▶ **WORK TO BE COMPLETED**:
Can you print the data exactly and leave out each image?

######

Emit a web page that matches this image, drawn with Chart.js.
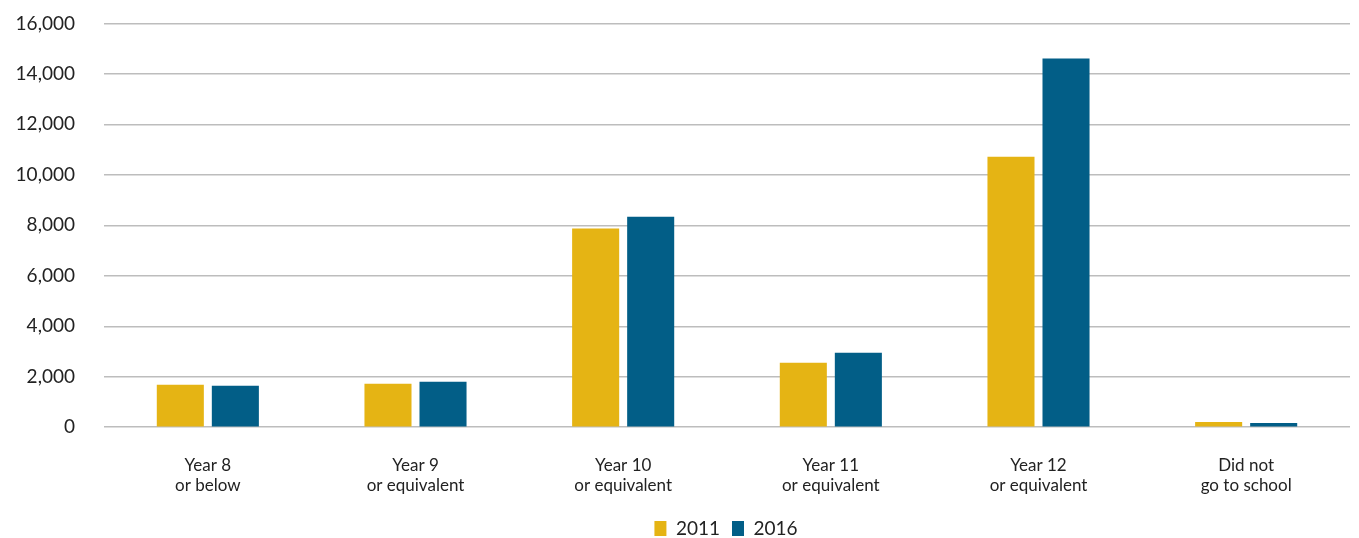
<!DOCTYPE html>
<html>
<head>
<meta charset="utf-8">
<script src="https://cdn.jsdelivr.net/npm/chart.js@4"></script>
<style>
  html, body { margin: 0; padding: 0; background: #fff; }
  #wrap { width: 1359px; height: 538px; }
</style>
</head>
<body>
<div id="wrap"><canvas id="myChart"></canvas></div>
<script>
const categories = [
  ['Year 8', 'or below'],
  ['Year 9', 'or equivalent'],
  ['Year 10', 'or equivalent'],
  ['Year 11', 'or equivalent'],
  ['Year 12', 'or equivalent'],
  ['Did not', 'go to school']
];
const values2011 = [1680, 1720, 7870, 2550, 10720, 210];
const values2016 = [1640, 1800, 8340, 2950, 14610, 170];
const yTicks = [0, 2000, 4000, 6000, 8000, 10000, 12000, 14000, 16000];

// legend takes less room than chart.js gives it, and sits centred under the plot
const legendShift = {
  id: 'legendShift',
  beforeUpdate(chart) {
    const lg = chart.legend;
    if (lg && !lg._squeezed) {
      const fit = lg.fit.bind(lg);
      lg.fit = function () { fit(); this.height -= 19; };
      lg._squeezed = true;
    }
  },
  afterLayout(chart) {
    const lg = chart.legend;
    lg.left += 51; lg.right += 51;
    lg.top -= 9;
  }
};

const ctx = document.getElementById('myChart');

new Chart(ctx, {
  type: 'bar',
  data: {
    labels: categories,
    datasets: [{
      label: '2011',
      data: values2011,
      backgroundColor: '#E5B414',
      categoryPercentage: 0.53,
      barPercentage: 0.855
    }, {
      label: '2016',
      data: values2016,
      backgroundColor: '#025E87',
      categoryPercentage: 0.53,
      barPercentage: 0.855
    }]
  },
  plugins: [legendShift],
  options: {
    responsive: true,
    maintainAspectRatio: false,
    animation: false,
    layout: { padding: { top: 0, right: 9, left: 0, bottom: 0 } },
    plugins: {
      tooltip: { enabled: false },
      legend: {
        position: 'bottom',
        labels: {
          boxWidth: 12,
          boxHeight: 15,
          padding: 12,
          color: '#222',
          font: { family: 'Lato', size: 19 }
        }
      }
    },
    scales: {
      x: {
        grid: { display: false },
        border: { display: false },
        ticks: {
          color: '#222',
          padding: 20,
          font: { family: 'Lato', size: 17, lineHeight: 1.2 }
        }
      },
      y: {
        min: 0,
        max: 16000,
        afterBuildTicks: (axis) => { axis.ticks = yTicks.map(v => ({ value: v })); },
        afterFit: (axis) => { axis.width = 104; },
        border: { display: false },
        grid: { color: '#bdbdbd', lineWidth: 1.5, drawTicks: true, tickLength: 17, tickColor: 'rgba(0,0,0,0)' },
        ticks: {
          color: '#222',
          padding: 12,
          font: { family: 'Lato', size: 19 }
        }
      }
    }
  }
});
</script>
</body>
</html>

######

▶ **ANSWER TO THE TASK**:
Emit a web page that matches this image, drawn with Chart.js.
<!DOCTYPE html>
<html>
<head>
<meta charset="utf-8">
<script src="https://cdn.jsdelivr.net/npm/chart.js@4"></script>
<style>
  html, body { margin: 0; padding: 0; background: #fff; }
  #wrap { width: 1359px; height: 538px; }
</style>
</head>
<body>
<div id="wrap"><canvas id="myChart"></canvas></div>
<script>
const categories = [
  ['Year 8', 'or below'],
  ['Year 9', 'or equivalent'],
  ['Year 10', 'or equivalent'],
  ['Year 11', 'or equivalent'],
  ['Year 12', 'or equivalent'],
  ['Did not', 'go to school']
];
const values2011 = [1680, 1720, 7870, 2550, 10720, 210];
const values2016 = [1640, 1800, 8340, 2950, 14610, 170];
const yTicks = [0, 2000, 4000, 6000, 8000, 10000, 12000, 14000, 16000];

// legend takes less room than chart.js gives it, and sits centred under the plot
const legendShift = {
  id: 'legendShift',
  beforeUpdate(chart) {
    const lg = chart.legend;
    if (lg && !lg._squeezed) {
      const fit = lg.fit.bind(lg);
      lg.fit = function () { fit(); this.height -= 19; };
      lg._squeezed = true;
    }
  },
  afterLayout(chart) {
    const lg = chart.legend;
    lg.left += 51; lg.right += 51;
    lg.top -= 9;
  }
};

const ctx = document.getElementById('myChart');

new Chart(ctx, {
  type: 'bar',
  data: {
    labels: categories,
    datasets: [{
      label: '2011',
      data: values2011,
      backgroundColor: '#E5B414',
      categoryPercentage: 0.53,
      barPercentage: 0.855
    }, {
      label: '2016',
      data: values2016,
      backgroundColor: '#025E87',
      categoryPercentage: 0.53,
      barPercentage: 0.855
    }]
  },
  plugins: [legendShift],
  options: {
    responsive: true,
    maintainAspectRatio: false,
    animation: false,
    layout: { padding: { top: 0, right: 9, left: 0, bottom: 0 } },
    plugins: {
      tooltip: { enabled: false },
      legend: {
        position: 'bottom',
        labels: {
          boxWidth: 12,
          boxHeight: 15,
          padding: 12,
          color: '#222',
          font: { family: 'Lato', size: 19 }
        }
      }
    },
    scales: {
      x: {
        grid: { display: false },
        border: { display: false },
        ticks: {
          color: '#222',
          padding: 20,
          font: { family: 'Lato', size: 17, lineHeight: 1.2 }
        }
      },
      y: {
        min: 0,
        max: 16000,
        afterBuildTicks: (axis) => { axis.ticks = yTicks.map(v => ({ value: v })); },
        afterFit: (axis) => { axis.width = 104; },
        border: { display: false },
        grid: { color: '#bdbdbd', lineWidth: 1.5, drawTicks: true, tickLength: 17, tickColor: 'rgba(0,0,0,0)' },
        ticks: {
          color: '#222',
          padding: 12,
          font: { family: 'Lato', size: 19 }
        }
      }
    }
  }
});
</script>
</body>
</html>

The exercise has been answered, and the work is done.